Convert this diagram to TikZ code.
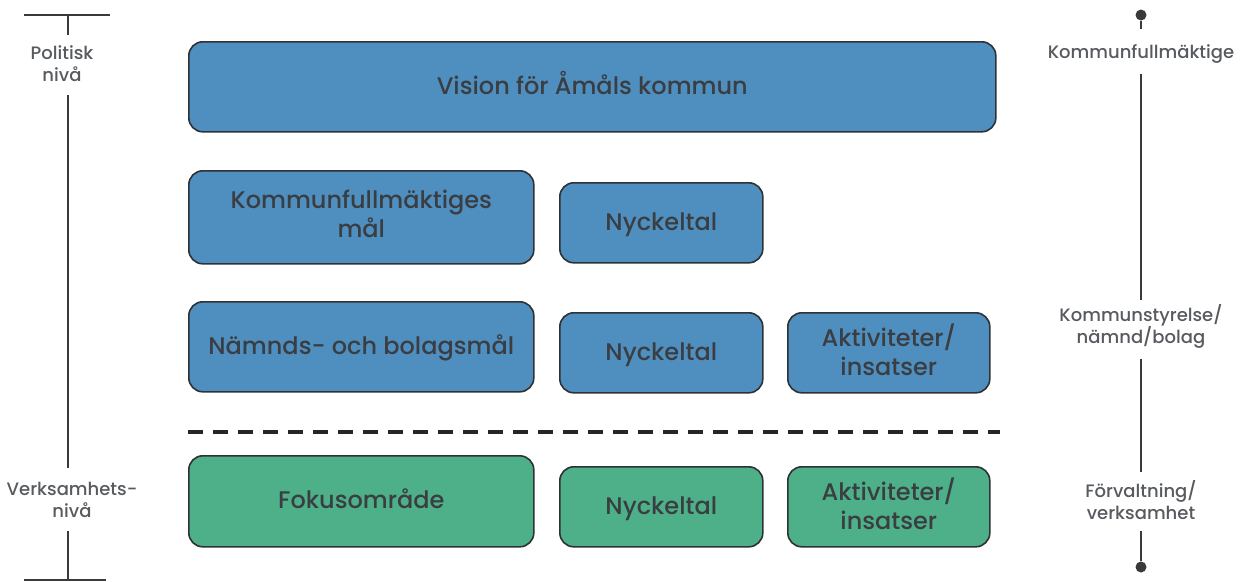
\documentclass[tikz,border=0pt]{standalone}
\usepackage{fontspec}
\setmainfont{Poppins}[UprightFont={* Medium}]
\definecolor{boxblue}{HTML}{4F8FBF}
\definecolor{boxgreen}{HTML}{4DB088}
\definecolor{txt}{HTML}{3A3D42}
\definecolor{edge}{HTML}{2E3135}
\definecolor{axis}{HTML}{3A3A3A}
\begin{document}
\begin{tikzpicture}[x=1pt,y=-1pt,
  box/.style={draw=edge, line width=1.6pt, rounded corners=14pt, anchor=north west, inner sep=0pt},
  boxtext/.style={text=txt, font=\fontsize{24}{29}\selectfont, align=center, inner sep=0pt, yshift=1pt, text depth=0pt},
  one/.style={text height=16.7pt},
  two/.style={yshift=2.5pt},
  blue/.style={box, fill=boxblue},
  green/.style={box, fill=boxgreen},
  side/.style={text=txt!85, font=\fontsize{18}{22}\selectfont, align=center, inner sep=2pt},
  axisline/.style={draw=axis, line width=1.6pt},
  dot/.style={circle, fill=axis, inner sep=0pt, minimum size=11pt}]
\useasboundingbox (0,0) rectangle (1246,581);
% boxes
\node[blue, minimum width=807pt, minimum height=90pt, label={[boxtext,one]center:Vision för Åmåls kommun}] (vision) at (188,41) {};
\node[blue, minimum width=345pt, minimum height=93pt, label={[boxtext,two]center:Kommunfullmäktiges\\mål}] (kfm) at (188,170) {};
\node[blue, minimum width=203pt, minimum height=80pt, label={[boxtext,one]center:Nyckeltal}] (nyk1) at (559,182) {};
\node[blue, minimum width=345pt, minimum height=90pt, label={[boxtext,one]center:Nämnds- och bolagsmål}] (nbm) at (188,301) {};
\node[blue, minimum width=203pt, minimum height=80pt, label={[boxtext,one]center:Nyckeltal}] (nyk2) at (559,312) {};
\node[blue, minimum width=202pt, minimum height=80pt, label={[boxtext,two]center:Aktiviteter/\\insatser}] (akt1) at (787,312) {};
\node[green, minimum width=345pt, minimum height=91pt, label={[boxtext,one]center:Fokusområde}] (fok) at (188,455) {};
\node[green, minimum width=203pt, minimum height=80pt, label={[boxtext,one]center:Nyckeltal}] (nyk3) at (559,466) {};
\node[green, minimum width=202pt, minimum height=80pt, label={[boxtext,two]center:Aktiviteter/\\insatser}] (akt2) at (787,466) {};
% dashed separator
\coordinate (dl) at (188,432);
\coordinate (dr) at (1000,432);
\draw[line width=3.5pt, dash pattern=on 15pt off 10pt, draw=black!85] (dl) -- (dr);
% left axis
\coordinate (ltl) at (24,15);
\coordinate (ltr) at (110,15);
\coordinate (lt) at (68,15);
\coordinate (lbl) at (24,580);
\coordinate (lbr) at (106,580);
\coordinate (lb) at (68,580);
\coordinate (lm1) at (68,95);
\coordinate (lm2) at (68,468);
\node[side] (pol) at (62,64) {Politisk\\nivå};
\node[side] (verk) at (72,500) {Verksamhets-\\nivå};
\draw[axisline] (ltl) -- (ltr);
\draw[axisline] (lbl) -- (lbr);
\draw[axisline] (lt) -- ([yshift=9pt]pol.north -| lt);
\draw[axisline] (lm1) -- (lm2);
\draw[axisline] ([yshift=-11pt]verk.south -| lb) -- (lb);
% right axis
\node[dot] (dtop) at (1141,15) {};
\node[dot] (dbot) at (1141,567) {};
\node[side] (kf) at (1141,54) {Kommunfullmäktige};
\node[side] (ks) at (1141,326) {Kommunstyrelse/\\nämnd/bolag};
\node[side] (fv) at (1141,500) {Förvaltning/\\verksamhet};
\draw[axisline] (dtop) -- ([yshift=13pt]kf.north);
\draw[axisline] ([yshift=-8pt]kf.south) -- ([yshift=2pt]ks.north);
\draw[axisline] ([yshift=-9pt]ks.south) -- ([yshift=6pt]fv.north);
\draw[axisline] ([yshift=-9pt]fv.south) -- (dbot);
\end{tikzpicture}
\end{document}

══════════

Task requirements>
Copy all the lines of data exactly as they appear, dropping any images.

Final result>
Convert this diagram to TikZ code.
\documentclass[tikz,border=0pt]{standalone}
\usepackage{fontspec}
\setmainfont{Poppins}[UprightFont={* Medium}]
\definecolor{boxblue}{HTML}{4F8FBF}
\definecolor{boxgreen}{HTML}{4DB088}
\definecolor{txt}{HTML}{3A3D42}
\definecolor{edge}{HTML}{2E3135}
\definecolor{axis}{HTML}{3A3A3A}
\begin{document}
\begin{tikzpicture}[x=1pt,y=-1pt,
  box/.style={draw=edge, line width=1.6pt, rounded corners=14pt, anchor=north west, inner sep=0pt},
  boxtext/.style={text=txt, font=\fontsize{24}{29}\selectfont, align=center, inner sep=0pt, yshift=1pt, text depth=0pt},
  one/.style={text height=16.7pt},
  two/.style={yshift=2.5pt},
  blue/.style={box, fill=boxblue},
  green/.style={box, fill=boxgreen},
  side/.style={text=txt!85, font=\fontsize{18}{22}\selectfont, align=center, inner sep=2pt},
  axisline/.style={draw=axis, line width=1.6pt},
  dot/.style={circle, fill=axis, inner sep=0pt, minimum size=11pt}]
\useasboundingbox (0,0) rectangle (1246,581);
% boxes
\node[blue, minimum width=807pt, minimum height=90pt, label={[boxtext,one]center:Vision för Åmåls kommun}] (vision) at (188,41) {};
\node[blue, minimum width=345pt, minimum height=93pt, label={[boxtext,two]center:Kommunfullmäktiges\\mål}] (kfm) at (188,170) {};
\node[blue, minimum width=203pt, minimum height=80pt, label={[boxtext,one]center:Nyckeltal}] (nyk1) at (559,182) {};
\node[blue, minimum width=345pt, minimum height=90pt, label={[boxtext,one]center:Nämnds- och bolagsmål}] (nbm) at (188,301) {};
\node[blue, minimum width=203pt, minimum height=80pt, label={[boxtext,one]center:Nyckeltal}] (nyk2) at (559,312) {};
\node[blue, minimum width=202pt, minimum height=80pt, label={[boxtext,two]center:Aktiviteter/\\insatser}] (akt1) at (787,312) {};
\node[green, minimum width=345pt, minimum height=91pt, label={[boxtext,one]center:Fokusområde}] (fok) at (188,455) {};
\node[green, minimum width=203pt, minimum height=80pt, label={[boxtext,one]center:Nyckeltal}] (nyk3) at (559,466) {};
\node[green, minimum width=202pt, minimum height=80pt, label={[boxtext,two]center:Aktiviteter/\\insatser}] (akt2) at (787,466) {};
% dashed separator
\coordinate (dl) at (188,432);
\coordinate (dr) at (1000,432);
\draw[line width=3.5pt, dash pattern=on 15pt off 10pt, draw=black!85] (dl) -- (dr);
% left axis
\coordinate (ltl) at (24,15);
\coordinate (ltr) at (110,15);
\coordinate (lt) at (68,15);
\coordinate (lbl) at (24,580);
\coordinate (lbr) at (106,580);
\coordinate (lb) at (68,580);
\coordinate (lm1) at (68,95);
\coordinate (lm2) at (68,468);
\node[side] (pol) at (62,64) {Politisk\\nivå};
\node[side] (verk) at (72,500) {Verksamhets-\\nivå};
\draw[axisline] (ltl) -- (ltr);
\draw[axisline] (lbl) -- (lbr);
\draw[axisline] (lt) -- ([yshift=9pt]pol.north -| lt);
\draw[axisline] (lm1) -- (lm2);
\draw[axisline] ([yshift=-11pt]verk.south -| lb) -- (lb);
% right axis
\node[dot] (dtop) at (1141,15) {};
\node[dot] (dbot) at (1141,567) {};
\node[side] (kf) at (1141,54) {Kommunfullmäktige};
\node[side] (ks) at (1141,326) {Kommunstyrelse/\\nämnd/bolag};
\node[side] (fv) at (1141,500) {Förvaltning/\\verksamhet};
\draw[axisline] (dtop) -- ([yshift=13pt]kf.north);
\draw[axisline] ([yshift=-8pt]kf.south) -- ([yshift=2pt]ks.north);
\draw[axisline] ([yshift=-9pt]ks.south) -- ([yshift=6pt]fv.north);
\draw[axisline] ([yshift=-9pt]fv.south) -- (dbot);
\end{tikzpicture}
\end{document}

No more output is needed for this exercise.